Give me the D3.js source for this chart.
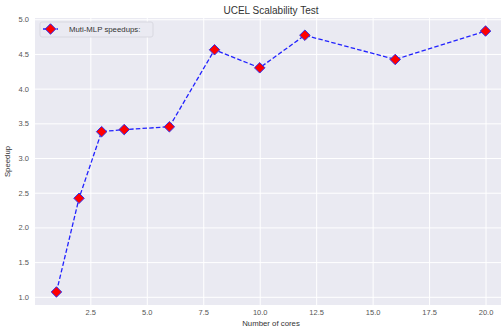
<!DOCTYPE html>
<html>
<head>
<meta charset="utf-8">
<script src="https://cdn.jsdelivr.net/npm/d3@7"></script>
<style>
    body { margin: 0; background: #fff; }
    svg { display: block; font-family: "Liberation Sans", Arial, sans-serif; }
</style>
</head>
<body>
<div id="plot"></div>
<script>
"use strict";

const cores = [1, 2, 3, 4, 6, 8, 10, 12, 16, 20];
const speedups = [1.07, 2.42, 3.38, 3.41, 3.45, 4.56, 4.30, 4.77, 4.42, 4.83];
const xTicks = [2.5, 5.0, 7.5, 10.0, 12.5, 15.0, 17.5, 20.0];
const yTicks = [1.0, 1.5, 2.0, 2.5, 3.0, 3.5, 4.0, 4.5, 5.0];

const msm = {
    width: 501,
    height: 330,
    left: 35,
    right: 507,
    top: 18,
    bottom: 305
}

let svg = d3.select("#plot")
    .append("svg")
    .attr("width", msm.width)
    .attr("height", msm.height)
    .style("overflow", "hidden");

// matplotlib style 5% margins around the data
let xPad = (d3.max(cores) - d3.min(cores)) * 0.05;
let yPad = (d3.max(speedups) - d3.min(speedups)) * 0.05;

let xScale = d3.scaleLinear()
    .domain([d3.min(cores) - xPad, d3.max(cores) + xPad])
    .range([msm.left, msm.right]);

let yScale = d3.scaleLinear()
    .domain([d3.min(speedups) - yPad, d3.max(speedups) + yPad])
    .range([msm.bottom, msm.top]);

// background
svg.append("rect")
    .attr("x", msm.left)
    .attr("y", msm.top)
    .attr("width", msm.right - msm.left)
    .attr("height", msm.bottom - msm.top)
    .attr("fill", "#EAEAF2");

// grid lines
let xAxis = d3.axisBottom(xScale)
    .tickValues(xTicks)
    .tickFormat(d3.format(".1f"))
    .tickSize(-(msm.bottom - msm.top))
    .tickPadding(5);
let gx = svg.append("g")
    .attr("transform", "translate(0," + msm.bottom + ")")
    .call(xAxis);

let yAxis = d3.axisLeft(yScale)
    .tickValues(yTicks)
    .tickFormat(d3.format(".1f"))
    .tickSize(-(msm.right - msm.left))
    .tickPadding(6);
let gy = svg.append("g")
    .attr("transform", "translate(" + msm.left + ",0)")
    .call(yAxis);

[gx, gy].forEach(function (g) {
    g.select(".domain").remove();
    g.selectAll(".tick line").attr("stroke", "#fff").attr("stroke-width", 1);
    g.selectAll(".tick text")
        .attr("fill", "#555")
        .style("font-size", "7.5px");
});

// line
let line = d3.line()
    .x(function (d, i) { return xScale(cores[i]); })
    .y(function (d) { return yScale(d); });

svg.append("path")
    .datum(speedups)
    .attr("d", line)
    .attr("fill", "none")
    .attr("stroke", "#2222ff")
    .attr("stroke-width", 1.3)
    .attr("stroke-dasharray", "4.5,2.2");

// diamond markers
let diamond = d3.symbol().type(d3.symbolDiamond2).size(70);
svg.append("g")
    .selectAll("path")
    .data(speedups)
    .enter()
    .append("path")
    .attr("d", diamond)
    .attr("transform", function (d, i) { return "translate(" + xScale(cores[i]) + "," + yScale(d) + ")"; })
    .attr("fill", "#ff0000")
    .attr("stroke", "#3030ee")
    .attr("stroke-width", 1);

// legend
let legend = svg.append("g").attr("transform", "translate(40,22)");
legend.append("rect")
    .attr("width", 113)
    .attr("height", 15)
    .attr("rx", 2)
    .attr("fill", "#EAEAF2")
    .attr("stroke", "#d4d4dc")
    .attr("stroke-width", 0.8);
legend.append("line")
    .attr("x1", 3).attr("x2", 18)
    .attr("y1", 7).attr("y2", 7)
    .attr("stroke", "#2222ff")
    .attr("stroke-width", 1.3)
    .attr("stroke-dasharray", "4.5,2.2");
legend.append("path")
    .attr("d", diamond)
    .attr("transform", "translate(10.5,7)")
    .attr("fill", "#ff0000")
    .attr("stroke", "#3030ee")
    .attr("stroke-width", 1);
legend.append("text")
    .attr("x", 29)
    .attr("y", 10)
    .attr("fill", "#333")
    .style("font-size", "7.8px")
    .text("Muti-MLP speedups:");

// title and axis labels
svg.append("text")
    .attr("x", (msm.left + msm.right) / 2)
    .attr("y", 14)
    .attr("text-anchor", "middle")
    .attr("fill", "#333")
    .style("font-size", "10px")
    .text("UCEL Scalability Test");

svg.append("text")
    .attr("x", (msm.left + msm.right) / 2)
    .attr("y", 326)
    .attr("text-anchor", "middle")
    .attr("fill", "#333")
    .style("font-size", "7.8px")
    .text("Number of cores");

svg.append("text")
    .attr("transform", "translate(10," + ((msm.top + msm.bottom) / 2) + ") rotate(-90)")
    .attr("text-anchor", "middle")
    .attr("fill", "#333")
    .style("font-size", "7.8px")
    .text("Speedup");
</script>
</body>
</html>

**OBJECTIVE**
The data above should be repeated exactly, minus any pictures.

**WRITTEN SOLUTION**
Give me the D3.js source for this chart.
<!DOCTYPE html>
<html>
<head>
<meta charset="utf-8">
<script src="https://cdn.jsdelivr.net/npm/d3@7"></script>
<style>
    body { margin: 0; background: #fff; }
    svg { display: block; font-family: "Liberation Sans", Arial, sans-serif; }
</style>
</head>
<body>
<div id="plot"></div>
<script>
"use strict";

const cores = [1, 2, 3, 4, 6, 8, 10, 12, 16, 20];
const speedups = [1.07, 2.42, 3.38, 3.41, 3.45, 4.56, 4.30, 4.77, 4.42, 4.83];
const xTicks = [2.5, 5.0, 7.5, 10.0, 12.5, 15.0, 17.5, 20.0];
const yTicks = [1.0, 1.5, 2.0, 2.5, 3.0, 3.5, 4.0, 4.5, 5.0];

const msm = {
    width: 501,
    height: 330,
    left: 35,
    right: 507,
    top: 18,
    bottom: 305
}

let svg = d3.select("#plot")
    .append("svg")
    .attr("width", msm.width)
    .attr("height", msm.height)
    .style("overflow", "hidden");

// matplotlib style 5% margins around the data
let xPad = (d3.max(cores) - d3.min(cores)) * 0.05;
let yPad = (d3.max(speedups) - d3.min(speedups)) * 0.05;

let xScale = d3.scaleLinear()
    .domain([d3.min(cores) - xPad, d3.max(cores) + xPad])
    .range([msm.left, msm.right]);

let yScale = d3.scaleLinear()
    .domain([d3.min(speedups) - yPad, d3.max(speedups) + yPad])
    .range([msm.bottom, msm.top]);

// background
svg.append("rect")
    .attr("x", msm.left)
    .attr("y", msm.top)
    .attr("width", msm.right - msm.left)
    .attr("height", msm.bottom - msm.top)
    .attr("fill", "#EAEAF2");

// grid lines
let xAxis = d3.axisBottom(xScale)
    .tickValues(xTicks)
    .tickFormat(d3.format(".1f"))
    .tickSize(-(msm.bottom - msm.top))
    .tickPadding(5);
let gx = svg.append("g")
    .attr("transform", "translate(0," + msm.bottom + ")")
    .call(xAxis);

let yAxis = d3.axisLeft(yScale)
    .tickValues(yTicks)
    .tickFormat(d3.format(".1f"))
    .tickSize(-(msm.right - msm.left))
    .tickPadding(6);
let gy = svg.append("g")
    .attr("transform", "translate(" + msm.left + ",0)")
    .call(yAxis);

[gx, gy].forEach(function (g) {
    g.select(".domain").remove();
    g.selectAll(".tick line").attr("stroke", "#fff").attr("stroke-width", 1);
    g.selectAll(".tick text")
        .attr("fill", "#555")
        .style("font-size", "7.5px");
});

// line
let line = d3.line()
    .x(function (d, i) { return xScale(cores[i]); })
    .y(function (d) { return yScale(d); });

svg.append("path")
    .datum(speedups)
    .attr("d", line)
    .attr("fill", "none")
    .attr("stroke", "#2222ff")
    .attr("stroke-width", 1.3)
    .attr("stroke-dasharray", "4.5,2.2");

// diamond markers
let diamond = d3.symbol().type(d3.symbolDiamond2).size(70);
svg.append("g")
    .selectAll("path")
    .data(speedups)
    .enter()
    .append("path")
    .attr("d", diamond)
    .attr("transform", function (d, i) { return "translate(" + xScale(cores[i]) + "," + yScale(d) + ")"; })
    .attr("fill", "#ff0000")
    .attr("stroke", "#3030ee")
    .attr("stroke-width", 1);

// legend
let legend = svg.append("g").attr("transform", "translate(40,22)");
legend.append("rect")
    .attr("width", 113)
    .attr("height", 15)
    .attr("rx", 2)
    .attr("fill", "#EAEAF2")
    .attr("stroke", "#d4d4dc")
    .attr("stroke-width", 0.8);
legend.append("line")
    .attr("x1", 3).attr("x2", 18)
    .attr("y1", 7).attr("y2", 7)
    .attr("stroke", "#2222ff")
    .attr("stroke-width", 1.3)
    .attr("stroke-dasharray", "4.5,2.2");
legend.append("path")
    .attr("d", diamond)
    .attr("transform", "translate(10.5,7)")
    .attr("fill", "#ff0000")
    .attr("stroke", "#3030ee")
    .attr("stroke-width", 1);
legend.append("text")
    .attr("x", 29)
    .attr("y", 10)
    .attr("fill", "#333")
    .style("font-size", "7.8px")
    .text("Muti-MLP speedups:");

// title and axis labels
svg.append("text")
    .attr("x", (msm.left + msm.right) / 2)
    .attr("y", 14)
    .attr("text-anchor", "middle")
    .attr("fill", "#333")
    .style("font-size", "10px")
    .text("UCEL Scalability Test");

svg.append("text")
    .attr("x", (msm.left + msm.right) / 2)
    .attr("y", 326)
    .attr("text-anchor", "middle")
    .attr("fill", "#333")
    .style("font-size", "7.8px")
    .text("Number of cores");

svg.append("text")
    .attr("transform", "translate(10," + ((msm.top + msm.bottom) / 2) + ") rotate(-90)")
    .attr("text-anchor", "middle")
    .attr("fill", "#333")
    .style("font-size", "7.8px")
    .text("Speedup");
</script>
</body>
</html>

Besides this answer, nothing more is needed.